While it might seem obvious, many applications fail because the features to be inspected are not what was specified. Often, this is because the part specification is not always “noncontact measurement friendly,” and it is up to the machine vision engineer to determine and specify what exactly is being measured. Take, for example, measurement of the diameter—to a high precision and low uncertainty—of a through bore hole that is small in diameter but quite deep. If a front lighting is used, only the top edge of the hole will be gaged. This could be unacceptable if the desired inspection is to mimic an insertion gage. On the other hand, if back lighting is used, due to the depth of the bore it is unlikely that the optics will “average” the entire bore in the image. More probably, the optics will be focused on a point at some depth in the bore—top, bottom, middle—and again this result might not be the one desired. Choose lighting, optics and algorithms carefully to ensure measurement of an agreed-upon surface. Understand that in many cases, on-line, noncontact machine vision measurement will not exactly duplicate a physical measuring device for the reasons described earlier.

Pay Close Attention to Part Presentation

Finally, the most overlooked issue in high-resolution, low-bias machine vision metrology for an on-line application is the nonrepeatability of part presentation. The imaging, optics, resolution, and algorithms might all be perfect in the off-line setup, but then the repeatability and reliability of the inspection on line is a catastrophe. Usually, it’s inconsistency in part presentation. Sometimes part presentation can even make a certain measurement impossible to achieve. Take, for example, the small but deep bore hole described earlier. When the face of that hole is perpendicular to the lens, and the image is taken directly down the depth of the hole, it can be successfully measured. However, if the part tilts even slightly, a hole like that could visibly turn into an ellipse, or be obscured completely if backlit. With imaging for noncontact measurement one must first mitigate all possible variation in part presentation, then understand that in any case part presentation will be responsible for some stack-up error in the measurement. Take that into consideration when determining and specifying resolution, optics and lighting.
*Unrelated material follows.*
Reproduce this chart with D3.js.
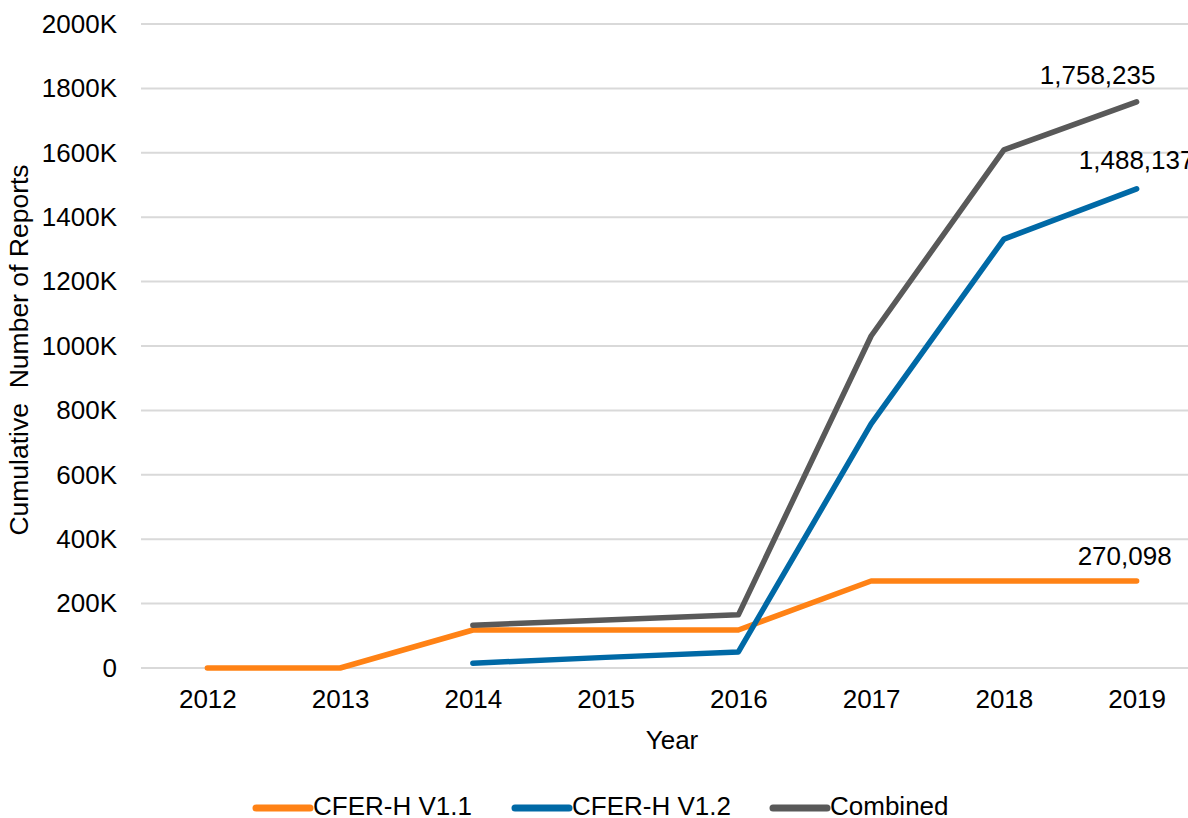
<!DOCTYPE html>
<html>
<head>
<meta charset="utf-8">
<script src="https://cdn.jsdelivr.net/npm/d3@7"></script>
<style>
  body { margin: 0; background: white; }
  svg { display: block; font-family: "Liberation Sans", Arial, sans-serif; }
</style>
</head>
<body>
<svg id="chart"></svg>
<script>
// cumulative reports line chart
var W = 1188;
var H = 818;
var margin = {top: 24, right: -15, bottom: 150, left: 141};

var years = ["2012", "2013", "2014", "2015", "2016", "2017", "2018", "2019"];
var v11 = [0, 0, 118000, 118000, 118000, 270098, 270098, 270098];
var v12 = [null, null, 15000, 33000, 50000, 758000, 1332000, 1488137];
var combined = [null, null, 133000, 149000, 165000, 1031000, 1609000, 1758235];
var yTicks = [0, 200000, 400000, 600000, 800000, 1000000, 1200000, 1400000, 1600000, 1800000, 2000000];

var series = [
  {name: "CFER-H V1.1", values: v11, color: "#FF8215", label: "270,098", dx: -12, dy: -16},
  {name: "CFER-H V1.2", values: v12, color: "#0069A6", label: "1,488,137", dx: 0, dy: -20},
  {name: "Combined", values: combined, color: "#595959", label: "1,758,235", dx: -39, dy: -18}
];

var svg = d3.select("#chart")
  .attr("width", W)
  .attr("height", H);

var x = d3.scalePoint()
  .domain(years)
  .range([margin.left, W - margin.right])
  .padding(0.5);

var y = d3.scaleLinear()
  .domain([0, 2000000])
  .range([H - margin.bottom, margin.top]);

// gridlines
svg.append("g")
  .selectAll("line")
  .data(yTicks)
  .enter()
  .append("line")
  .attr("x1", margin.left)
  .attr("x2", W)
  .attr("y1", d => y(d))
  .attr("y2", d => y(d))
  .attr("stroke", "#d9d9d9")
  .attr("stroke-width", 2);

var yAxis = g => g
  .attr("transform", `translate(${margin.left},0)`)
  .call(d3.axisLeft(y).tickValues(yTicks).tickSize(0).tickPadding(24)
    .tickFormat(d => d === 0 ? "0" : (d / 1000) + "K"))
  .call(g => g.select(".domain").remove())
  .call(g => g.selectAll("text").attr("font-size", 26).attr("fill", "#000").attr("font-family", null));

var xAxis = g => g
  .attr("transform", `translate(0,${H - margin.bottom})`)
  .call(d3.axisBottom(x).tickSize(0).tickPadding(22))
  .call(g => g.select(".domain").remove())
  .call(g => g.selectAll("text").attr("font-size", 26).attr("fill", "#000").attr("font-family", null));

svg.append("g").call(yAxis);
svg.append("g").call(xAxis);

var line = d3.line()
  .defined(d => d.v !== null)
  .x(d => x(d.year))
  .y(d => y(d.v));

series.forEach(s => {
  var pts = years.map((yr, i) => ({year: yr, v: s.values[i]}));
  svg.append("path")
    .datum(pts)
    .attr("fill", "none")
    .attr("stroke", s.color)
    .attr("stroke-width", 5.5)
    .attr("stroke-linejoin", "round")
    .attr("stroke-linecap", "round")
    .attr("d", line);

  var last = pts[pts.length - 1];
  svg.append("text")
    .attr("x", x(last.year) + s.dx)
    .attr("y", y(last.v) + s.dy)
    .attr("text-anchor", "middle")
    .attr("font-size", 26)
    .attr("fill", "#000")
    .text(s.label);
});

// axis titles
svg.append("text")
  .attr("x", 672)
  .attr("y", 749)
  .attr("text-anchor", "middle")
  .attr("font-size", 26)
  .text("Year");

svg.append("text")
  .attr("transform", "translate(28,350) rotate(-90)")
  .attr("text-anchor", "middle")
  .attr("font-size", 26.5)
  .attr("xml:space", "preserve")
  .style("white-space", "pre")
  .text("Cumulative  Number of Reports");

// legend
var legendX = [256, 515, 773];
var legend = svg.selectAll(".legend")
  .data(series)
  .enter()
  .append("g")
  .attr("class", "legend")
  .attr("transform", (d, i) => `translate(${legendX[i]},808)`);

legend.append("line")
  .attr("x1", 0)
  .attr("x2", 54)
  .attr("stroke", d => d.color)
  .attr("stroke-width", 7)
  .attr("stroke-linecap", "round");

legend.append("text")
  .attr("x", 57)
  .attr("y", 7)
  .attr("font-size", 26)
  .text(d => d.name);
</script>
</body>
</html>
These few tips and techniques are just a small part of an overall implementation and integration plan for in production metrology using machine vision. There are certainly many other considerations in any inspection application. Always undertake a complete application analysis and project specification before undertaking a system design, and when in doubt seek the advice of vendors and other machine vision professionals. 

TECH TIPS

  • The resolution of the acquired image is a determining factor for delivering high precision and low uncertainty in machine vision metrology.
  • Take part presentation into consideration when determining and specifying resolution, optics and lighting.
  • Always undertake a complete application analysis and project specification before undertaking a system design.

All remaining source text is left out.